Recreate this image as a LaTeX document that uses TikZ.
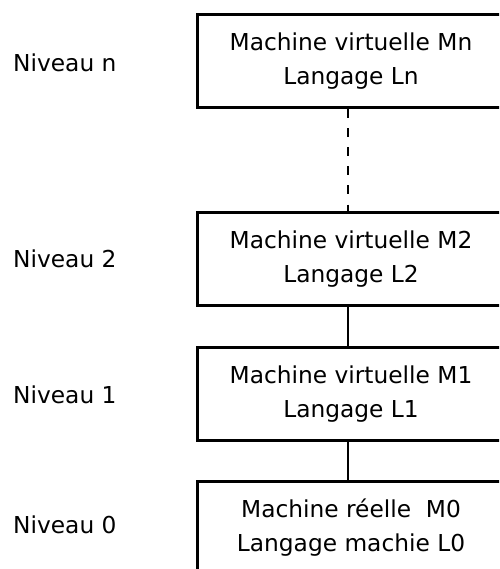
\documentclass[tikz,border=0pt]{standalone}
\usepackage{fontspec}
\setmainfont{DejaVu Sans}
\usetikzlibrary{positioning}

\tikzset{
    machine/.style={draw, line width=3pt, minimum width=308pt, minimum height=93pt,
        inner sep=0pt, align=center, font=\fontsize{23.3}{34}\selectfont},
    niveau/.style={anchor=west, inner sep=0pt, font=\fontsize{23.3}{28}\selectfont},
    lien/.style={line width=1.2pt},
}

\begin{document}
\begin{tikzpicture}[x=1pt,y=-1pt]

    \useasboundingbox (0,0) rectangle (499,569);
    \clip (0,0) rectangle (499,569);

    %les machines
    \node[machine] (mn) at (351,61.5) {Machine virtuelle Mn\\Langage Ln};
    \node[machine] (m2) at (351,259) {Machine virtuelle M2\\Langage L2};
    \node[machine] (m1) at (351,394) {Machine virtuelle M1\\Langage L1};
    \node[machine] (m0) at (351,527.5) {Machine r\'eelle~~M0\\Langage machie L0};

    %les niveaux
    \node[niveau] (nn) at (13,63) {Niveau n};
    \node[niveau] (n2) at (13,259) {Niveau 2};
    \node[niveau] (n1) at (13,395) {Niveau 1};
    \node[niveau] (n0) at (13,525) {Niveau 0};

    \draw[lien, dash pattern=on 9pt off 10pt] ([xshift=-3pt]mn.south) -- ([xshift=-3pt]m2.north);
    \draw[lien] ([xshift=-3pt]m2.south) -- ([xshift=-3pt]m1.north);
    \draw[lien] ([xshift=-3pt]m1.south) -- ([xshift=-3pt]m0.north);

\end{tikzpicture}
\end{document}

Required task.
Except for the pictures, give all the material above again verbatim.

Solution.
Recreate this image as a LaTeX document that uses TikZ.
\documentclass[tikz,border=0pt]{standalone}
\usepackage{fontspec}
\setmainfont{DejaVu Sans}
\usetikzlibrary{positioning}

\tikzset{
    machine/.style={draw, line width=3pt, minimum width=308pt, minimum height=93pt,
        inner sep=0pt, align=center, font=\fontsize{23.3}{34}\selectfont},
    niveau/.style={anchor=west, inner sep=0pt, font=\fontsize{23.3}{28}\selectfont},
    lien/.style={line width=1.2pt},
}

\begin{document}
\begin{tikzpicture}[x=1pt,y=-1pt]

    \useasboundingbox (0,0) rectangle (499,569);
    \clip (0,0) rectangle (499,569);

    %les machines
    \node[machine] (mn) at (351,61.5) {Machine virtuelle Mn\\Langage Ln};
    \node[machine] (m2) at (351,259) {Machine virtuelle M2\\Langage L2};
    \node[machine] (m1) at (351,394) {Machine virtuelle M1\\Langage L1};
    \node[machine] (m0) at (351,527.5) {Machine r\'eelle~~M0\\Langage machie L0};

    %les niveaux
    \node[niveau] (nn) at (13,63) {Niveau n};
    \node[niveau] (n2) at (13,259) {Niveau 2};
    \node[niveau] (n1) at (13,395) {Niveau 1};
    \node[niveau] (n0) at (13,525) {Niveau 0};

    \draw[lien, dash pattern=on 9pt off 10pt] ([xshift=-3pt]mn.south) -- ([xshift=-3pt]m2.north);
    \draw[lien] ([xshift=-3pt]m2.south) -- ([xshift=-3pt]m1.north);
    \draw[lien] ([xshift=-3pt]m1.south) -- ([xshift=-3pt]m0.north);

\end{tikzpicture}
\end{document}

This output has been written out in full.